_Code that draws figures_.

__________________________________________________

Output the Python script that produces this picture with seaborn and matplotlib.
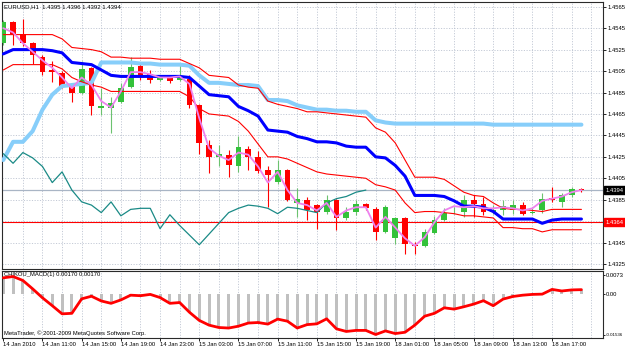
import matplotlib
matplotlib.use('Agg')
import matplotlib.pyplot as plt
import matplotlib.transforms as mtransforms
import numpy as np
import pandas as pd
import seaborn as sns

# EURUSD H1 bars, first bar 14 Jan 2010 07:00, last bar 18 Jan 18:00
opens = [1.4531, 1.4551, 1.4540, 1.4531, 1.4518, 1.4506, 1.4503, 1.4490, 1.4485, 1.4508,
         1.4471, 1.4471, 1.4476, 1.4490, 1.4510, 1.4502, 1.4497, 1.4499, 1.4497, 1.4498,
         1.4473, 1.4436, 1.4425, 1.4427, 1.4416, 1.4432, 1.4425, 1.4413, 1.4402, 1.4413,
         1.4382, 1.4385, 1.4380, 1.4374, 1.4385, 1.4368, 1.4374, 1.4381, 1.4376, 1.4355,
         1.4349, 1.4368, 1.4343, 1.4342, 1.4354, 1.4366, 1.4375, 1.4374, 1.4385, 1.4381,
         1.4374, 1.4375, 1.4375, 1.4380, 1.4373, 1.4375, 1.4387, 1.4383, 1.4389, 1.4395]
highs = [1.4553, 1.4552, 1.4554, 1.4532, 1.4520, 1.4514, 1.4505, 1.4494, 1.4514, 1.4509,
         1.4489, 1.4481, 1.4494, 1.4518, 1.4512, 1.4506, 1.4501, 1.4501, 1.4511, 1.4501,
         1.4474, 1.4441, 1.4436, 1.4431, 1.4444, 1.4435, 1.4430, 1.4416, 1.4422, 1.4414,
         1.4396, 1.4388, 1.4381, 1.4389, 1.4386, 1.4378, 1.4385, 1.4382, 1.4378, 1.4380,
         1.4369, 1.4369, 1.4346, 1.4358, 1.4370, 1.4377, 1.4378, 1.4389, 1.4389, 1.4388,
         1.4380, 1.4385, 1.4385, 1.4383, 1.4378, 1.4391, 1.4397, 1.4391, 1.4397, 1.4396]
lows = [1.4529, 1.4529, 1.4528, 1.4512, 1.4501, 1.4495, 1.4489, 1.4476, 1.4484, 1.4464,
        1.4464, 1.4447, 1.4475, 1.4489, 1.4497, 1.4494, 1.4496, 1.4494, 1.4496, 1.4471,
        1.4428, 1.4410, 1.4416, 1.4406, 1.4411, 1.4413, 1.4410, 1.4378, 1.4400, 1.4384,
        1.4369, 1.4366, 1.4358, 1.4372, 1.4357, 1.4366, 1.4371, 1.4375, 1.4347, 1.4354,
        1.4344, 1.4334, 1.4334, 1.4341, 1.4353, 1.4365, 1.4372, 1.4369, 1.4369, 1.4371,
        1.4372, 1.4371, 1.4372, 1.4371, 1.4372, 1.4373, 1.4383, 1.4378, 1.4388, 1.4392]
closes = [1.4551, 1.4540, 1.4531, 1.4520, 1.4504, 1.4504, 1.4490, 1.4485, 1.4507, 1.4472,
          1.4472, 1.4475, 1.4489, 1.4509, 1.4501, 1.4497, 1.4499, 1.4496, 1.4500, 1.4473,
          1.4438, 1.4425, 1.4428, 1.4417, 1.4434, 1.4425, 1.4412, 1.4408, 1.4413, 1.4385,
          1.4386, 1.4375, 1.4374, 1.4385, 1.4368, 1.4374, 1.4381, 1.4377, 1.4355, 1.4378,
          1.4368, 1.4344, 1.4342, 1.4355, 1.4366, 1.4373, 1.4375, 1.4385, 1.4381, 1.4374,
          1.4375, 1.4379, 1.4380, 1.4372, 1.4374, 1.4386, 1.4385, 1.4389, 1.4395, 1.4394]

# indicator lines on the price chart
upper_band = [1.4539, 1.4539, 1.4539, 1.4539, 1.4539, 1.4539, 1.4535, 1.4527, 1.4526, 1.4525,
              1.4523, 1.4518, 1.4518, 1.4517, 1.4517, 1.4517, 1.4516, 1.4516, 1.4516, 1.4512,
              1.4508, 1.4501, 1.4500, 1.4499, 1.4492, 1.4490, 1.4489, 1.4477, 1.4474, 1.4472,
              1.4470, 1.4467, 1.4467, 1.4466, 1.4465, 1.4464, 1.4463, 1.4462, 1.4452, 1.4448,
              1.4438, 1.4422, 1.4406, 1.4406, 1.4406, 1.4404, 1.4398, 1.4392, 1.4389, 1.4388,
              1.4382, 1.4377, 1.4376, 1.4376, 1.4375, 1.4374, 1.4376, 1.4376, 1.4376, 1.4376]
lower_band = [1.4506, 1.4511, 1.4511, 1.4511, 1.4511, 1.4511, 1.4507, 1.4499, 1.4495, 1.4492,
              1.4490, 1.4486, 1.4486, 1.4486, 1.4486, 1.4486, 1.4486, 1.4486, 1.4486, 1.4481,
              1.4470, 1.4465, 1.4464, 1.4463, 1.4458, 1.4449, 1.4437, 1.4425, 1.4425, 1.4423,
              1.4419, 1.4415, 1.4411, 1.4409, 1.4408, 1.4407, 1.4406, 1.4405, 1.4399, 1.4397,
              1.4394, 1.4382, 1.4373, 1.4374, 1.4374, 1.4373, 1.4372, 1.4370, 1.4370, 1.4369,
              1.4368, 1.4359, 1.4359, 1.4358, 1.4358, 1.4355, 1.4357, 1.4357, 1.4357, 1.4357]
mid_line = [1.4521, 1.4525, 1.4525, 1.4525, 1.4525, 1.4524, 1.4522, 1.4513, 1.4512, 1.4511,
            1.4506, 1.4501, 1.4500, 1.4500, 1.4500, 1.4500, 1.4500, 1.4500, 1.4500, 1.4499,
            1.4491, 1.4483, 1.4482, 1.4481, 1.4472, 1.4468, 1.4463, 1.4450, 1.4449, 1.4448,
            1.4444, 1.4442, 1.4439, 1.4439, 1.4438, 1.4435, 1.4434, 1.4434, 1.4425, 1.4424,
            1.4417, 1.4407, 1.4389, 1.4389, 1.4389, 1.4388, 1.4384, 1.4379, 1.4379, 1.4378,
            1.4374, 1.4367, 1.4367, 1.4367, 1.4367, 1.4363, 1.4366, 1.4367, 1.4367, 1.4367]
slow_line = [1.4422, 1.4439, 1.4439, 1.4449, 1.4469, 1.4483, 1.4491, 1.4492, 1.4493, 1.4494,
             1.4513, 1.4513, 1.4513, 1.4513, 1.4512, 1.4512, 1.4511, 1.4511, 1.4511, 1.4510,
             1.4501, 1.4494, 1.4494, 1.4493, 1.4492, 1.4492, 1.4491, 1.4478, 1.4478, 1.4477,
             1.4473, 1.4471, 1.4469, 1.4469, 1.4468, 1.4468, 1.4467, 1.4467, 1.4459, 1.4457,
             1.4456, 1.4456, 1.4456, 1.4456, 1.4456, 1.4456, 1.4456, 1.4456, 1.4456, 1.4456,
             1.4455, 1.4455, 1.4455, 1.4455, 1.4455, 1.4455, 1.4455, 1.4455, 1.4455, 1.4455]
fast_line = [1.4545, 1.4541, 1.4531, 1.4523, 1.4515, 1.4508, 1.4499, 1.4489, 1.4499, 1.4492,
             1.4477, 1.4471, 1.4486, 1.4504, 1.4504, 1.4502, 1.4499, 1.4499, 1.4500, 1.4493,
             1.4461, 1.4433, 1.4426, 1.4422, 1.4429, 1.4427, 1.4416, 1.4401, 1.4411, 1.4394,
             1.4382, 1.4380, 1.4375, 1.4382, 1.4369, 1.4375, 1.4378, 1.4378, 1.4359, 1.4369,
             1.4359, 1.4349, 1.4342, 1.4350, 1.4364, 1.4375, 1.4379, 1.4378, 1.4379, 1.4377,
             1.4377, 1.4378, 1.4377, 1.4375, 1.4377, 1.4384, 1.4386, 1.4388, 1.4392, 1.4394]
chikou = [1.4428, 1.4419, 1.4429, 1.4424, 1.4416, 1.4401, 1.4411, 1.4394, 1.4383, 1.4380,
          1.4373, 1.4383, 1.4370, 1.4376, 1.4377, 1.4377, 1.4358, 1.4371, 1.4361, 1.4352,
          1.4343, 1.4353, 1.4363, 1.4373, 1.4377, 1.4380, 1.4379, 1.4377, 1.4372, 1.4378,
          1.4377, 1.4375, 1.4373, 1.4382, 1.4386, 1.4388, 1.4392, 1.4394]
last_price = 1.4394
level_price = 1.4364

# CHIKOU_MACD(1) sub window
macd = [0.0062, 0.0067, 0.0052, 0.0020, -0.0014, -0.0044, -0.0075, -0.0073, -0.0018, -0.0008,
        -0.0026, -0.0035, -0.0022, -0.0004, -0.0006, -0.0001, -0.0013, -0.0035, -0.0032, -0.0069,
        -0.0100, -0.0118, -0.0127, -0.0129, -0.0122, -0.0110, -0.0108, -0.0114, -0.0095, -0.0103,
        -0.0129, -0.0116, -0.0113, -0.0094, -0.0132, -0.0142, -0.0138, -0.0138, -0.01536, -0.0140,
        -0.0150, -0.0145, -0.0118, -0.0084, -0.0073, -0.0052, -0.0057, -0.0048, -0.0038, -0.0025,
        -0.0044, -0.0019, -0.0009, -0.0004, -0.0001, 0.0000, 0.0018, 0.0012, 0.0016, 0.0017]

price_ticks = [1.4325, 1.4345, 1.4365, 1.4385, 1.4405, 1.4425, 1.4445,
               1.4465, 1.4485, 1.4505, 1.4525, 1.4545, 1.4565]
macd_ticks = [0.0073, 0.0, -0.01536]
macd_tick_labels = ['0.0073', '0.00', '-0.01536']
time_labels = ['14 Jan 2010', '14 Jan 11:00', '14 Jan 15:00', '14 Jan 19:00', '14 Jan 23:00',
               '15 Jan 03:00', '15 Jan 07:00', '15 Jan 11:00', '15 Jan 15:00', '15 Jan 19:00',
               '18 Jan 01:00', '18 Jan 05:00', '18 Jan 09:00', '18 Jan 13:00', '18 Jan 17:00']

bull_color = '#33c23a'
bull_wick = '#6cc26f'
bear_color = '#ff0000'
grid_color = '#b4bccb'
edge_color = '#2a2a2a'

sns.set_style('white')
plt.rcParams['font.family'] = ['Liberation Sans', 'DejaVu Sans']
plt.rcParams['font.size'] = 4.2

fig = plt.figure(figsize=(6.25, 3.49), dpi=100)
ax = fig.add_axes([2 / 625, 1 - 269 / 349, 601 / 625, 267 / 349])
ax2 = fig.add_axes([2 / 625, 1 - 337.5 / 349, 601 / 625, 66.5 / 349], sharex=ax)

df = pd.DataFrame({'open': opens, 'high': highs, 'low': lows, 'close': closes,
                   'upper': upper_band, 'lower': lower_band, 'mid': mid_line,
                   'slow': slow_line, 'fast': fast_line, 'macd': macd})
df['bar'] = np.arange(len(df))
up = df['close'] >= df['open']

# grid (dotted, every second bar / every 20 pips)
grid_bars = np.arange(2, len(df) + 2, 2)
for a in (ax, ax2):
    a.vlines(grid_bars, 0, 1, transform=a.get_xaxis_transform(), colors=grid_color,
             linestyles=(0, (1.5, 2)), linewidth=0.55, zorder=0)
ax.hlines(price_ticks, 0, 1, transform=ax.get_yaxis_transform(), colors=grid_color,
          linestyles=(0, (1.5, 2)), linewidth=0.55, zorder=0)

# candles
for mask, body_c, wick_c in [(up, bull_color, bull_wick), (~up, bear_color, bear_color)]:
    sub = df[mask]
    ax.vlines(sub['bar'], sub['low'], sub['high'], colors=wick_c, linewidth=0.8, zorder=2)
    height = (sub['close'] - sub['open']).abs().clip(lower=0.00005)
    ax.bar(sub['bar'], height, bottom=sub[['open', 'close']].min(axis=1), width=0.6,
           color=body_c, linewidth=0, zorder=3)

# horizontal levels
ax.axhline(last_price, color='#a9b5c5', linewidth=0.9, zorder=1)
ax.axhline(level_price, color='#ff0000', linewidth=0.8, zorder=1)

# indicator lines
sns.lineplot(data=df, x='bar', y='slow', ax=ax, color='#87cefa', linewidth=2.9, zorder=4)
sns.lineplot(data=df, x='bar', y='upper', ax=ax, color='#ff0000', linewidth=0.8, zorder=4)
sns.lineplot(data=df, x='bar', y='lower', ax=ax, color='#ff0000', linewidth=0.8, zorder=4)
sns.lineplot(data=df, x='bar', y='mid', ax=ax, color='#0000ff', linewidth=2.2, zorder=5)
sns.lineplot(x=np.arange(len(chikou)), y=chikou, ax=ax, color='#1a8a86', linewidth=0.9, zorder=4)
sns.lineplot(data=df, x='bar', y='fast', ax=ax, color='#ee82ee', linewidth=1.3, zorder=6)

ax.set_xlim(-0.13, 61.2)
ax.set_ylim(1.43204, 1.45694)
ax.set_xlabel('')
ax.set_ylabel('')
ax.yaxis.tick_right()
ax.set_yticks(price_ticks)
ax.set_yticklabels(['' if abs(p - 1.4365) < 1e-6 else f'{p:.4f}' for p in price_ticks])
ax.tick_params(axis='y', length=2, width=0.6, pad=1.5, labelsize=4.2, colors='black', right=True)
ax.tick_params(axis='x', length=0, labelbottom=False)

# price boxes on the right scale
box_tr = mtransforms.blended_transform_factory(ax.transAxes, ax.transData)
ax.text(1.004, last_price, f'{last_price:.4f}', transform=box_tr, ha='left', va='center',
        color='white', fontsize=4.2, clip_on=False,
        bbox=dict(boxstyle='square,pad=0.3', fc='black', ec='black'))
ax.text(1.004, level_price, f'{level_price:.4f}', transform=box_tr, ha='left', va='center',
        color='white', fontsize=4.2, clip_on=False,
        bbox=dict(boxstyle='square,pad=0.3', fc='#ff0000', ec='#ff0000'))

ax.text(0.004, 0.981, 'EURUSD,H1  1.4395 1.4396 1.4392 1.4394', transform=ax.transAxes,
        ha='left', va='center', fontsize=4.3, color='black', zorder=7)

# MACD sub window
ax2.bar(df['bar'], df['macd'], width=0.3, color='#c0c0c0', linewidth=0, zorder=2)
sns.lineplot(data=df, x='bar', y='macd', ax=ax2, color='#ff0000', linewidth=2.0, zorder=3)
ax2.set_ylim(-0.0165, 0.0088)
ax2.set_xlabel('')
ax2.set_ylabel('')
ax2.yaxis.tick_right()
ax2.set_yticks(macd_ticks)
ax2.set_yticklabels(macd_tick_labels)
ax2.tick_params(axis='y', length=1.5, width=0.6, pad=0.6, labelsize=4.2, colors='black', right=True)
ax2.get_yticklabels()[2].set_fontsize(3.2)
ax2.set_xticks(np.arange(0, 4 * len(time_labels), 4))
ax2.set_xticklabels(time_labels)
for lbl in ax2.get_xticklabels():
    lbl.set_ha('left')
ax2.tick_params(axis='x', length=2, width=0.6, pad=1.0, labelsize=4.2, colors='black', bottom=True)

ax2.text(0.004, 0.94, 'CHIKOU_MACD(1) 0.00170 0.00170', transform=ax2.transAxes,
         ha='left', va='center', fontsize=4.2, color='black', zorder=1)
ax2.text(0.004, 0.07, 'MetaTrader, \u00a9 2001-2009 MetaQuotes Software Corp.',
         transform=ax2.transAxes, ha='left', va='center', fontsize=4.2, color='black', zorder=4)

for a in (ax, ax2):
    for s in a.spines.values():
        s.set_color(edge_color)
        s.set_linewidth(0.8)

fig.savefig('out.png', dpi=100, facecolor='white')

__________________________________________________

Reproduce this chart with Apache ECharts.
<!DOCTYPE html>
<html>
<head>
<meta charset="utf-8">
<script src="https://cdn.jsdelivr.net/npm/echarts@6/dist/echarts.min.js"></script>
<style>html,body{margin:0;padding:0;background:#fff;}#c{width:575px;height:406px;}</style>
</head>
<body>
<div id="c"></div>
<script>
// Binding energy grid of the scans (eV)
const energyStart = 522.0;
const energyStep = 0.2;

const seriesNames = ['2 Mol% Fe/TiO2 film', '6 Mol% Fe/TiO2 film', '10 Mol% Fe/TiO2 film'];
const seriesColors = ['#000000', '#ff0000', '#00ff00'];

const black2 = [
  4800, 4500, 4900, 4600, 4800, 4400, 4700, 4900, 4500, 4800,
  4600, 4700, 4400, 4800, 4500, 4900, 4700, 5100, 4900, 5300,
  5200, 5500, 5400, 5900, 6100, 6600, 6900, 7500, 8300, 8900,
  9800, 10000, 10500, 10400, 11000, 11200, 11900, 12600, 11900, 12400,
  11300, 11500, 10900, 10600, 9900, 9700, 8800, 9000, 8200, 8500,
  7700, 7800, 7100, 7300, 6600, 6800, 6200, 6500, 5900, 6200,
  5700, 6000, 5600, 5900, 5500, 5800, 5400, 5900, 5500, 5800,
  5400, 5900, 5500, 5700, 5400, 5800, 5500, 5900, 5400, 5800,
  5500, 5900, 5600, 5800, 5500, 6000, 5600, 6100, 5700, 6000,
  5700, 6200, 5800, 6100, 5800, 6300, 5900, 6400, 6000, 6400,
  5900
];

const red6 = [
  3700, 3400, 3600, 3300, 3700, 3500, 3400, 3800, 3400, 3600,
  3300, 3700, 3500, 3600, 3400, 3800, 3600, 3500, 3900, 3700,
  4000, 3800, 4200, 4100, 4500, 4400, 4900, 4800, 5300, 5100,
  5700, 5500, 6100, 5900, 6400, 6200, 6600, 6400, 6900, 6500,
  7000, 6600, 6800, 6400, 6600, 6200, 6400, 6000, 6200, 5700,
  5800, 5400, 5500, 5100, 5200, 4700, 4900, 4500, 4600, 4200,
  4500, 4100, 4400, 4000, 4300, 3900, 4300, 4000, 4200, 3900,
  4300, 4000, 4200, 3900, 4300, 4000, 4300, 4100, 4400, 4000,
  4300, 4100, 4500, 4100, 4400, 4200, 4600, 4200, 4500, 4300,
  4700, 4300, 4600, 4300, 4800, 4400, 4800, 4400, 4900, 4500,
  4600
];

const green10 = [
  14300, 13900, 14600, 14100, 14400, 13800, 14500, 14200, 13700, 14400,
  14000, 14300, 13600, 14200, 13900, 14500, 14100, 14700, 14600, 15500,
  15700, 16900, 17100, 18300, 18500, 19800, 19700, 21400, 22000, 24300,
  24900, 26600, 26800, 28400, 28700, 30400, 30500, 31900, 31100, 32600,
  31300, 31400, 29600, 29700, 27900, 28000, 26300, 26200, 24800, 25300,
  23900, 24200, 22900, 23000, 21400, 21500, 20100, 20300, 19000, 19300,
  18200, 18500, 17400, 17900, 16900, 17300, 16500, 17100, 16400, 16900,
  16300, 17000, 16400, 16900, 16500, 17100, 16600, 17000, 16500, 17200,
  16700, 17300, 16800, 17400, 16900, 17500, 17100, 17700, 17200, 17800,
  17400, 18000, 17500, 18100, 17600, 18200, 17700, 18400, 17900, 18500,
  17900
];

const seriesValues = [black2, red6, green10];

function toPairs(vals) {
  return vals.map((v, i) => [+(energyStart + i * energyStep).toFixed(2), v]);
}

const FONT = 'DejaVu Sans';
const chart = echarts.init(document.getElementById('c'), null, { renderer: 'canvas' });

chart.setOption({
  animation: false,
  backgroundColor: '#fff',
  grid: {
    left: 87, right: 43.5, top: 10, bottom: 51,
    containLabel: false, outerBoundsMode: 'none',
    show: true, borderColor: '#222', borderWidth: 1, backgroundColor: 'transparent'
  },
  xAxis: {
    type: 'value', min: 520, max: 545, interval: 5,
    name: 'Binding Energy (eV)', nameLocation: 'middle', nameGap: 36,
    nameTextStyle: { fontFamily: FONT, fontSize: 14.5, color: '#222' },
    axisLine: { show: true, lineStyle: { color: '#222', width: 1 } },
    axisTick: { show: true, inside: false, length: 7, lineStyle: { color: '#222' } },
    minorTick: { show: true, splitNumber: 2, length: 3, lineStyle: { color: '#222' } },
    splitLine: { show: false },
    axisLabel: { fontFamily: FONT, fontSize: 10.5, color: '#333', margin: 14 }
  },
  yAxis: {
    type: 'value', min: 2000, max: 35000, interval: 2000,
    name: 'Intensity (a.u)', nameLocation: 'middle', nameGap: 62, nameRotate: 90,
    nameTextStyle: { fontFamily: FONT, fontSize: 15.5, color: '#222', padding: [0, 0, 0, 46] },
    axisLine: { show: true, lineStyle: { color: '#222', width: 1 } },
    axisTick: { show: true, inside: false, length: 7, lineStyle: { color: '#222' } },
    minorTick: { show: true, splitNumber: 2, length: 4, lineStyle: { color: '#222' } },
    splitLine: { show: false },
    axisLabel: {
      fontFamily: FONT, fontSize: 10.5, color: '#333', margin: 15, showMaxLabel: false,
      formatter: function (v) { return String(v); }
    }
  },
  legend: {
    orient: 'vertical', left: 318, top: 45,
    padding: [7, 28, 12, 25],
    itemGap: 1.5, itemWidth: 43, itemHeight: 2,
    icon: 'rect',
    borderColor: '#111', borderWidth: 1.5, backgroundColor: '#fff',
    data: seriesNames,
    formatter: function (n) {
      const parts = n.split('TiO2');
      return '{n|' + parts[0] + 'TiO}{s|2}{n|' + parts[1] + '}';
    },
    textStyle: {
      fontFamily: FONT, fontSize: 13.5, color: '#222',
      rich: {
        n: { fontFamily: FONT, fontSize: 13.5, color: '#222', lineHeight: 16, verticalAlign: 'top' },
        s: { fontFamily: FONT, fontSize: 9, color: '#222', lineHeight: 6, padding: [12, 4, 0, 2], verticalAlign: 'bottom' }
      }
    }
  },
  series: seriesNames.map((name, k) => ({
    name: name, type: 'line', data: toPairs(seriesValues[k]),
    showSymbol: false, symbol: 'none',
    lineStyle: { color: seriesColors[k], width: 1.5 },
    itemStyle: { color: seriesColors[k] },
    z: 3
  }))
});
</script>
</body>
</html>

__________________________________________________

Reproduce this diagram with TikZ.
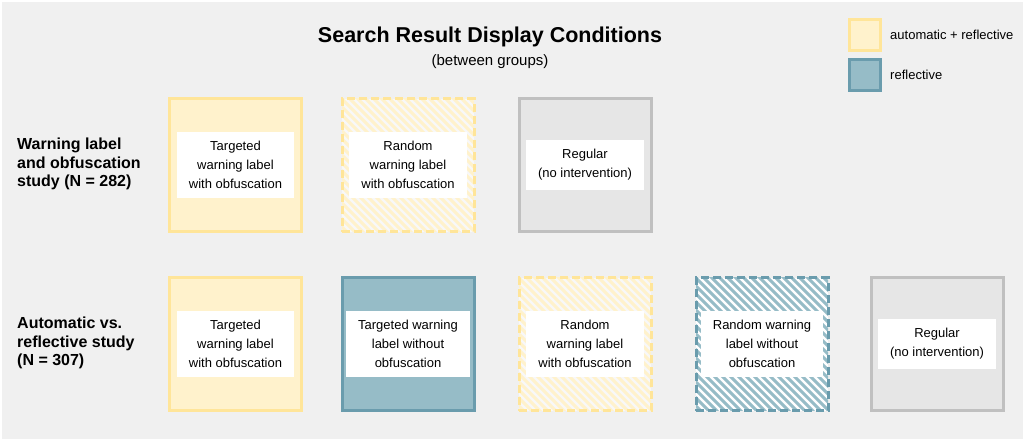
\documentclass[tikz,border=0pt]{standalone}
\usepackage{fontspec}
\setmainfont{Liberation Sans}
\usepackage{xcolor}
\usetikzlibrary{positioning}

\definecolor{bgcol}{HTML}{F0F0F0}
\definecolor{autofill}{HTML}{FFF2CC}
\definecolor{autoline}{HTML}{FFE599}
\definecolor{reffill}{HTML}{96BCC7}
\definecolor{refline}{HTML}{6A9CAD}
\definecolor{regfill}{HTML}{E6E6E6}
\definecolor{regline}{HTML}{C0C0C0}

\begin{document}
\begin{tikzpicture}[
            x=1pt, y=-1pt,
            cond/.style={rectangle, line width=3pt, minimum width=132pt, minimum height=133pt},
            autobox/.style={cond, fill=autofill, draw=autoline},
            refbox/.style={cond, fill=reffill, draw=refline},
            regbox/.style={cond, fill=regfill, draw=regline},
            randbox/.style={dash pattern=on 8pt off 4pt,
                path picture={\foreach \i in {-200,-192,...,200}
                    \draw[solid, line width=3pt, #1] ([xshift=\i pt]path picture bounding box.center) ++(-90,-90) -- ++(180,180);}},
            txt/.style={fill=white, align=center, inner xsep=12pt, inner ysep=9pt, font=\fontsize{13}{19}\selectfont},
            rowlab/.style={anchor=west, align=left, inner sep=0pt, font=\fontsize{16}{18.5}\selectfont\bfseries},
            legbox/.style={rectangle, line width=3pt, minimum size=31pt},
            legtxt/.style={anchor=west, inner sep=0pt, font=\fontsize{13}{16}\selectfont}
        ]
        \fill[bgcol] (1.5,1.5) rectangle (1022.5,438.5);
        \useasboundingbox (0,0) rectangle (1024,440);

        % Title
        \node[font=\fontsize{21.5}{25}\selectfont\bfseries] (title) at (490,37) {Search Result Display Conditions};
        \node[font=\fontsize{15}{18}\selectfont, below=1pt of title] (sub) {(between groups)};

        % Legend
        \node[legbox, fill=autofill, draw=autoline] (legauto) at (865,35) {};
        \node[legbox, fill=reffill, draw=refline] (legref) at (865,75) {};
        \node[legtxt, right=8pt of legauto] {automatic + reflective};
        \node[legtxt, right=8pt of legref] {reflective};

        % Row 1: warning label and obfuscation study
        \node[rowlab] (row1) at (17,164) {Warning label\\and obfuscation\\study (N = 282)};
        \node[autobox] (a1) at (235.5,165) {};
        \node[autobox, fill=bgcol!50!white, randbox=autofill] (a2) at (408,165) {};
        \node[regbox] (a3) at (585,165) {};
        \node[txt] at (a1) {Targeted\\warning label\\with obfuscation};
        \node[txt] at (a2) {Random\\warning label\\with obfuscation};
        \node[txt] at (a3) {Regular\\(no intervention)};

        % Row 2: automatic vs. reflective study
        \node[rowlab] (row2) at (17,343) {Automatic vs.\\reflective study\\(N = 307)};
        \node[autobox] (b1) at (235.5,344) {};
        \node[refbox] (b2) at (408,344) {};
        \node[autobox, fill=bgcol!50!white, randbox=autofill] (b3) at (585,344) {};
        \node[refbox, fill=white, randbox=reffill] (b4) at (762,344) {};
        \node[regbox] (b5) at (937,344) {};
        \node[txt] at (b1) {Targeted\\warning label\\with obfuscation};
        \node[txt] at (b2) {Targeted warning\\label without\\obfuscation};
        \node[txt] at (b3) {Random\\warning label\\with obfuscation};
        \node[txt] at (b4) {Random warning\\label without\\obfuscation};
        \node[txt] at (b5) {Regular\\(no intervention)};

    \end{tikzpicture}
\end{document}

__________________________________________________

_Set problem_. Exactly as they appear, write out the lines from the one containing "Output the Python" down to the one containing "import seaborn as sns", both included. Pictures are left out.

_Complete output_.
Output the Python script that produces this picture with seaborn and matplotlib.
import matplotlib
matplotlib.use('Agg')
import matplotlib.pyplot as plt
import matplotlib.transforms as mtransforms
import numpy as np
import pandas as pd
import seaborn as sns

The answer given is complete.